Moreover, households could not only help save the planet but reduce or even eliminate their heating bills in the future by combining an on-site renewable energy source with an electric boiler. For example, if solar panels become even more efficient in the future, a relatively small solar system may suffice to meet a household’s needs with the use of an electric boiler.


In addition, by selling renewable energy back to the grid a property would even have the ability to make a profit from a solar array as opposed to only reducing their heating bill (or eliminating it potentially).

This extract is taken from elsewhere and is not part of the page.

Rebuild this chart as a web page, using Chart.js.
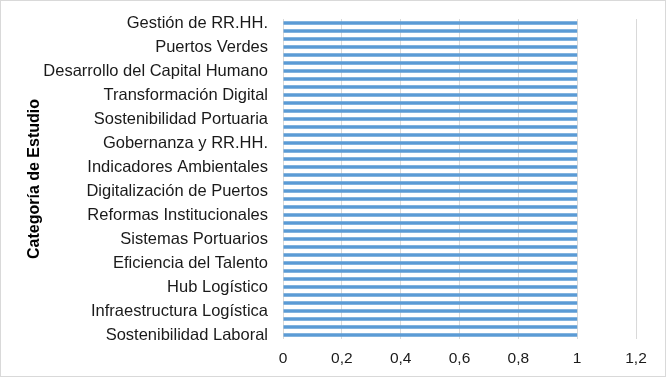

Is Hydrogen the Way Forward?


As the previous section makes clear there are many alternatives to hydrogen-ready boilers that would not only help push UK domestic heating infrastructure firmly and irrevocably in a green direction but could offer a range of sustainability and financial benefits.


However, hydrogen should not be ruled out yet. For the same reasons that there are proponents of hybrid heating systems as a more practical step toward a net zero future (at least in the short term), there are many who argue that achieving heat pumps and electric boilers en masse is not realistic, at least not right away.


It’s fair to say that hydrogen-ready boilers or even solely hydrogen boilers should not garner over emphasis as a solution to the climate crisis, though they should arguably not be ruled out either. Of course, with a nuanced perspective this can be true with scepticism over the intent of gas infrastructure companies remaining.


All in all, whether or not you think that gas companies are intentionally polluting the hydrogen debate is a matter of personal opinion. Either way, on the one hand hydrogen does have potential if sufficient investment is put in place but it is probably not among the best ways to achieve net zero either.


Hydrogen-ready or 100% hydrogen boilers may prove a common fixture in the UK homes of 2050, but if we are going to have a shot at achieving net zero by around mid-century, surely heat pumps and electric boilers must play a major role with natural gas, LPG and oil boilers being made largely a thing of the past.